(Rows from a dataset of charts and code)
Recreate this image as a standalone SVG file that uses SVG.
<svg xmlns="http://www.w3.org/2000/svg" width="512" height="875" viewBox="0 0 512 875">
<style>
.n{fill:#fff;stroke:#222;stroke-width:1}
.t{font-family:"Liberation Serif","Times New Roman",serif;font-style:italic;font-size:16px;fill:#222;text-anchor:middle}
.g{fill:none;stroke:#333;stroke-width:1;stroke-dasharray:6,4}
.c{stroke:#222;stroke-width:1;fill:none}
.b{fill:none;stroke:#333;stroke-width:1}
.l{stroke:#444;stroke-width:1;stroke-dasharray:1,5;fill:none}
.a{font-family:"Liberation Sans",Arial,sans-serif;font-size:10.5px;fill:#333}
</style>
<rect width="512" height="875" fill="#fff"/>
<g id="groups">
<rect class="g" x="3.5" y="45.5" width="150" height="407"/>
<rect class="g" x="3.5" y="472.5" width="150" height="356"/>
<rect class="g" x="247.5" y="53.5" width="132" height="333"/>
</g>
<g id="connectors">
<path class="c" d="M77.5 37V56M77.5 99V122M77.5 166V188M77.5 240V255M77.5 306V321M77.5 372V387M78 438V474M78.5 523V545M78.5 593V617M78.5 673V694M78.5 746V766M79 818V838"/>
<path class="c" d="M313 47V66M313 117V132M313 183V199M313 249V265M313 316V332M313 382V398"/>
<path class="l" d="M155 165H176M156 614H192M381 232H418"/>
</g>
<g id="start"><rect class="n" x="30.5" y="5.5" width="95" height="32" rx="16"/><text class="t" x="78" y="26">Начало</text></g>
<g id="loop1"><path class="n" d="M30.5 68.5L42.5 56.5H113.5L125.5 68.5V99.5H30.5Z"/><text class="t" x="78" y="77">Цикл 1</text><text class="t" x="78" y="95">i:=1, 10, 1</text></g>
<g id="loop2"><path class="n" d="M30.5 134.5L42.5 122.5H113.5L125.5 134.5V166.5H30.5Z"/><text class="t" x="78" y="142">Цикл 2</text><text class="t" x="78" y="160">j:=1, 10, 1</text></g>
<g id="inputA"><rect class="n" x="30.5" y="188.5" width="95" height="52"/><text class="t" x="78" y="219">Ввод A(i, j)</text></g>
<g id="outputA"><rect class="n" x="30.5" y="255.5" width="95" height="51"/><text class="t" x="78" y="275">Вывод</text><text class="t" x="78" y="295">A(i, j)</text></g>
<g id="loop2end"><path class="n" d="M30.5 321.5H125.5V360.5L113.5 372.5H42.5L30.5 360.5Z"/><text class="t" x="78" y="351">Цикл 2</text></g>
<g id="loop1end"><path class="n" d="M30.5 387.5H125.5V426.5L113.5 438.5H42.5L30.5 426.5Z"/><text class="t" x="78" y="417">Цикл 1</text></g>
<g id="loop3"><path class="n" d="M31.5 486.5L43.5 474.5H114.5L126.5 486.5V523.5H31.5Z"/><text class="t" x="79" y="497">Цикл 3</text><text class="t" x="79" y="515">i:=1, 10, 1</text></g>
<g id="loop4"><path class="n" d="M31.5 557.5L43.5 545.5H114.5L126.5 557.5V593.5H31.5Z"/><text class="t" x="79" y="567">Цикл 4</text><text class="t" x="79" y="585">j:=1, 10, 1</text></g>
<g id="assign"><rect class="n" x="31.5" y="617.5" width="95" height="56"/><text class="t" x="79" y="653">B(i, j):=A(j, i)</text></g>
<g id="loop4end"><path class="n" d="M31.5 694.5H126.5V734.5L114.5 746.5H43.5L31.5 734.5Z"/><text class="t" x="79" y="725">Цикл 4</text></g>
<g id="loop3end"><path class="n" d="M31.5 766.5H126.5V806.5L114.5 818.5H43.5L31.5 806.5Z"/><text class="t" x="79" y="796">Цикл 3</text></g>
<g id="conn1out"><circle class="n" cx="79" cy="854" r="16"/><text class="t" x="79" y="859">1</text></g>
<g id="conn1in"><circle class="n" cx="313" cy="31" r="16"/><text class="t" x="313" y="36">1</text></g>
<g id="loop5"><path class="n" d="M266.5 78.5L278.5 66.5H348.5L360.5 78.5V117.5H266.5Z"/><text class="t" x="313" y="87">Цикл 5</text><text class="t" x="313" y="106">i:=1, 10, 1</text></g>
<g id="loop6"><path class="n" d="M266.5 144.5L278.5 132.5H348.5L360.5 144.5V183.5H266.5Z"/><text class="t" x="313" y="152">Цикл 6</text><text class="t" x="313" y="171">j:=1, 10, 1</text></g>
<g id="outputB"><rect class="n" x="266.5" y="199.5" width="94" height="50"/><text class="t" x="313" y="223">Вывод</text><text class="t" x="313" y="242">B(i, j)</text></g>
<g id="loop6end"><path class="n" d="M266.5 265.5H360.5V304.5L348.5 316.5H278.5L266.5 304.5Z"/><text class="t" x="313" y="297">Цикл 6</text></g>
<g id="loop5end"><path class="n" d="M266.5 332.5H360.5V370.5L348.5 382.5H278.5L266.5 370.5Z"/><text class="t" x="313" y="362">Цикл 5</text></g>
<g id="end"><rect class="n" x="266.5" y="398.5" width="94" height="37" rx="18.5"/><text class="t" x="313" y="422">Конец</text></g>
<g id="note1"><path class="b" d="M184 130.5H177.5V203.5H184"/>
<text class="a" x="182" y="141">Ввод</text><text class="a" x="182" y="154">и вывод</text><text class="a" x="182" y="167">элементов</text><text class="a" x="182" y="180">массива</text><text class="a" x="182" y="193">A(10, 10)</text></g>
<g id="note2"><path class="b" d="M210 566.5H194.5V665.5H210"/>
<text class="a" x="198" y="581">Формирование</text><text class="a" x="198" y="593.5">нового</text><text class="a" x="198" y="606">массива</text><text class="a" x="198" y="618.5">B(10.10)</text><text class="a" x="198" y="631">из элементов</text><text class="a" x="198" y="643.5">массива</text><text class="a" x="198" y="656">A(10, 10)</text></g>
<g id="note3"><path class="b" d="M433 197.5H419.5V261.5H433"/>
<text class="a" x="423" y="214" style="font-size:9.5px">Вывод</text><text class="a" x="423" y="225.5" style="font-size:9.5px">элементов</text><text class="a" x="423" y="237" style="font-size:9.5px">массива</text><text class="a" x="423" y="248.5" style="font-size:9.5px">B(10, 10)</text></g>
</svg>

...

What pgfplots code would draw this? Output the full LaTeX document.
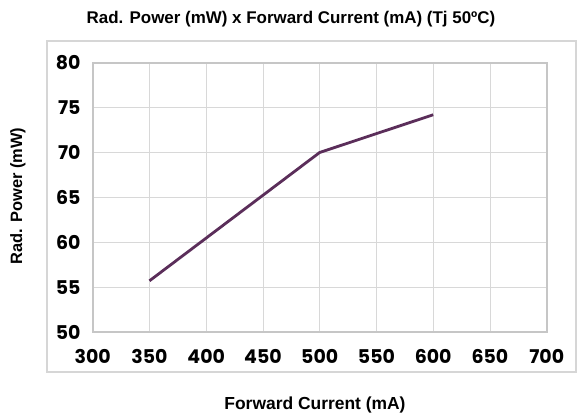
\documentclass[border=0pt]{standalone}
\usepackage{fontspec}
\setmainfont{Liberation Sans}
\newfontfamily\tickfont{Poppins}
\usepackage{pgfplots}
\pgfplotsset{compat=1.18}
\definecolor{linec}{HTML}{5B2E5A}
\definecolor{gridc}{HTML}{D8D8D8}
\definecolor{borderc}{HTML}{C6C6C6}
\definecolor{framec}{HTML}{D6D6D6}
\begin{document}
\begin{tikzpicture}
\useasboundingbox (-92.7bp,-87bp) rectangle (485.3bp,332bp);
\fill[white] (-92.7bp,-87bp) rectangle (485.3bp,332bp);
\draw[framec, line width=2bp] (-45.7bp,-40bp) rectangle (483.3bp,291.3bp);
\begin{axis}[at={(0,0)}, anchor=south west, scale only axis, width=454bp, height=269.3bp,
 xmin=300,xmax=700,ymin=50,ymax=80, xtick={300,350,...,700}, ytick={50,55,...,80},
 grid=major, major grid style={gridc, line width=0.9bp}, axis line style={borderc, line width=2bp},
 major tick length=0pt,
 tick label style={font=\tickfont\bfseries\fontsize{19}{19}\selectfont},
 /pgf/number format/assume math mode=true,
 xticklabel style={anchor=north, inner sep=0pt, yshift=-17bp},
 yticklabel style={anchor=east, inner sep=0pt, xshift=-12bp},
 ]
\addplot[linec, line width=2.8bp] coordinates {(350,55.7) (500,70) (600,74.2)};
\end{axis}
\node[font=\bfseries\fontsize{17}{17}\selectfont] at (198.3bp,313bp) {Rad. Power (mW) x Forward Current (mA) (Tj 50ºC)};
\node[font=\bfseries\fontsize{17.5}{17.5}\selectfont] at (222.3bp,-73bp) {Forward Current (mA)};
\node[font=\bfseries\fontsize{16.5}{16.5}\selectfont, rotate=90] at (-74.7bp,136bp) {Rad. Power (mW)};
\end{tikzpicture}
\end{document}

# Your goal
Determine the number of lines where the string "draw" occurs, and give that number only.

# Reply
2